Antonio Zappulla is the CEO of the Thomson Reuters Foundation, the corporate foundation of Thomson Reuters. The foundation is an independent charity registered in the UK and the US.

==Education==
Zappulla has a Master's degree in Islam and Middle East studies, as well as a Bachelor's degree in Journalism.

==Career==
Zappulla previously worked at Bloomberg Television, where he was in charge of news, factual programming and documentaries for Europe, Middle East and Africa, developing a number of award-winning TV series distributed globally. He then moved to the Thomson Reuters Foundation, where, in April 2019, he became CEO after working at the foundation for six years.

==Thought leadership==
Zappulla has said that hostile, prejudiced media coverage fuels stigma and violence against LGBTQ+ people, and that what's needed is not advocacy journalism but reporting that sticks to the facts. In response, he founded Openly in 2018, the Foundation’s social media brand for fair, accurate and impartial journalism on LGBTQ+ issues. Primarily hosted on TikTok, it aims to raise awareness, inform and empower its highly engaged audience.

He has regularly used his platform to spotlight rising legal threats to both independent media and NGOs, including, most recently, the global proliferation of foreign agent laws.

Following the explosion in corporate adoption of generative AI-powered tools led by the launch of ChatGPT in 2022, Zappulla has highlighted the need for greater transparency in how businesses are using AI to ensure no harm to people, society and the environment.

== Recognition ==
In 2018, Zappulla was ranked first in the OUTstanding list of third sector LGBT executives published by the Financial Times.

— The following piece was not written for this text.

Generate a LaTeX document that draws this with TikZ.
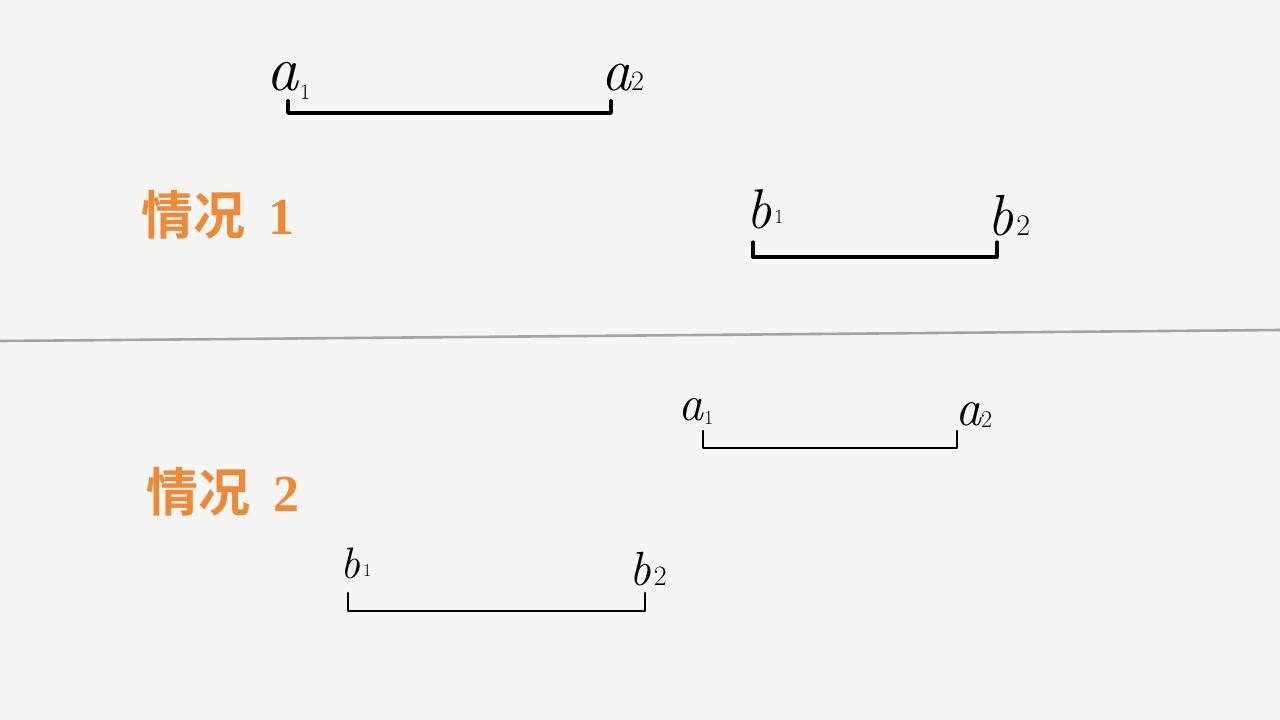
\documentclass[tikz,border=0pt]{standalone}
\usepackage{fontspec}
\newfontfamily\cjk{Noto Sans CJK SC}[BoldFont={Noto Sans CJK SC Bold}]
\newfontfamily\digitfont{Liberation Serif}
\definecolor{paper}{HTML}{F5F5F3}
\definecolor{orangetxt}{HTML}{EE8A35}
\definecolor{sepgray}{HTML}{A4A4A4}
% letter, digit, letter size, digit size, digit drop (pt), kern
\newcommand{\hlabel}[6]{{\fontsize{#3}{#3}\selectfont\itshape #1}\kern#6pt\raisebox{-#5pt}{\fontsize{#4}{#4}\selectfont #2}}
\begin{document}
\begin{tikzpicture}[x=1pt,y=-1pt,
  seg/.style={line width=2.6pt,line cap=round,line join=round,black},
  lbl/.style={inner sep=0pt,anchor=base west},
  title/.style={inner sep=0pt,text=orangetxt,font=\cjk\bfseries\fontsize{52}{56}\selectfont}]
\fill[paper] (0,0) rectangle (1280,720);
\useasboundingbox (0,0) rectangle (1280,720);
% separator
\coordinate (sepL) at (0,341);
\coordinate (sepR) at (1280,330);
\draw[sepgray,line width=2.6pt] (sepL) -- (sepR);
% titles
\node[title] (t1) at (218,215) {情况\hspace{0.45em}{\digitfont\bfseries 1}};
\node[title] (t2) at (223,492) {情况\hspace{0.45em}{\digitfont\bfseries 2}};
% case 1: a segment
\coordinate (a1top) at (288,101);
\coordinate (a1bot) at (288,113);
\coordinate (a2bot) at (611,113);
\coordinate (a2top) at (611,101);
\draw[seg,line width=3.8pt] (a1top) -- (a1bot) -- (a2bot) -- (a2top);
\node[lbl] (la1) at (266,90) {\hlabel{a}{1}{64}{22}{9}{2}};
\node[lbl] (la2) at (601,90) {\hlabel{a}{2}{60}{28}{0}{0}};
% case 1: b segment
\coordinate (b1top) at (753,242);
\coordinate (b1bot) at (753,257);
\coordinate (b2bot) at (997,257);
\coordinate (b2top) at (997,242);
\draw[seg,line width=3.2pt] (b1top) -- (b1bot) -- (b2bot) -- (b2top);
\node[lbl] (lb1) at (746,228) {\hlabel{b}{1}{56}{20}{-5}{3}};
\node[lbl] (lb2) at (987,235) {\hlabel{b}{2}{58}{30}{0}{3}};
% case 2: a segment
\coordinate (c1top) at (703,431);
\coordinate (c1bot) at (703,448);
\coordinate (c2bot) at (957,448);
\coordinate (c2top) at (957,431);
\draw[seg] (c1top) -- (c1bot) -- (c2bot) -- (c2top);
\node[lbl] (lc1) at (678,420) {\hlabel{a}{1}{50}{20}{4}{1}};
\node[lbl] (lc2) at (955,425) {\hlabel{a}{2}{52}{24}{2}{0}};
% case 2: b segment
\coordinate (d1top) at (348,593);
\coordinate (d1bot) at (348,611);
\coordinate (d2bot) at (645,611);
\coordinate (d2top) at (645,593);
\draw[seg] (d1top) -- (d1bot) -- (d2bot) -- (d2top);
\node[lbl] (ld1) at (340,578) {\hlabel{b}{1}{44}{18}{-2}{3}};
\node[lbl] (ld2) at (629,585) {\hlabel{b}{2}{48}{28}{0}{3}};
\end{tikzpicture}
\end{document}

In 2017, he was named a European Young Leader by Friends of Europe, and in 2016, he was awarded the Talented Young Italians Award by the Italian Chamber of Commerce.

In 2022, Antonio was knighted as an Officer of the Italian Republic for "merit acquired in the fields of public service, and social, philanthropic and humanitarian activities” under the OMRI order, the highest-ranking honour of the Italian Republic.